Ver a Fernando Cabrera resulta una experiencia de encuentro fascinante y casi inabarcable. Eso ocurrió una vez más en sus recientes presentaciones en el Café Vinilo.
A medida que los años transcurren, lo que hace el artista uruguayo – a diferencia de otros que se estancan en glorias pasadas- resulta incremental. Su último disco, “432”, tiene varias joyas que brillan no solo por ser nuevas. En el concierto, esas canciones se entrelazan con naturalidad con las más añejas, las que han soportado el paso del tiempo. Así, El Trío Martín, Malas y buenas, Copando el corazón, Alarma y la bellísima Oración –tal vez la mejor del disco – conviven con el Tiempo está después, La casa de al lado o Dulzura distante
A veces, entre las canciones, Cabrera habla, explica, ironiza, como cuando dice “desde hace tiempo mis canciones tienen algo en común: la incoherencia”. Entonces describe la letra de Viveza, deja su guitarra (por única vez en la noche) y toma una cajita de fósforos. Y ahí los sonidos diversos, sutiles, distinguidos- que antes salían de su guitarra- surgen apenas desde una pequeña caja y de la ductilidad de su voz. Y la intención climática que busca Cabrera al colocar sus canciones, como quien pinta un cuadro, sigue in crescendo.

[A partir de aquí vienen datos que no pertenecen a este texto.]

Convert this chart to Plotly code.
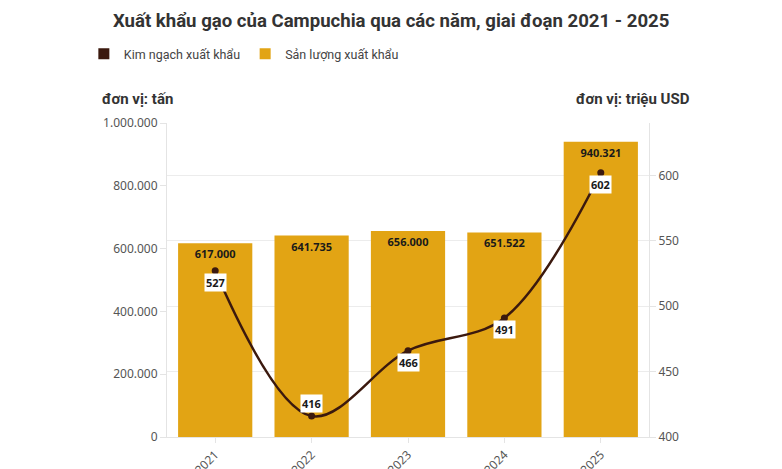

Si él canta, hasta las sillas hacen silencio cuando se mueven y las copas de vino tienen paciencia para ser bebidas hasta que el concierto permita un respiro. Pero nunca lo permite, ni siquiera en el momento en el que termina formalmente y nadie deja un segundo de aplaudir hasta que llegan los bises.
En el final, Fernando Cabrera saluda con respeto y tímidamente se va. Pero nada será igual, porque cada actuación es un acontecimiento, un acto transformador.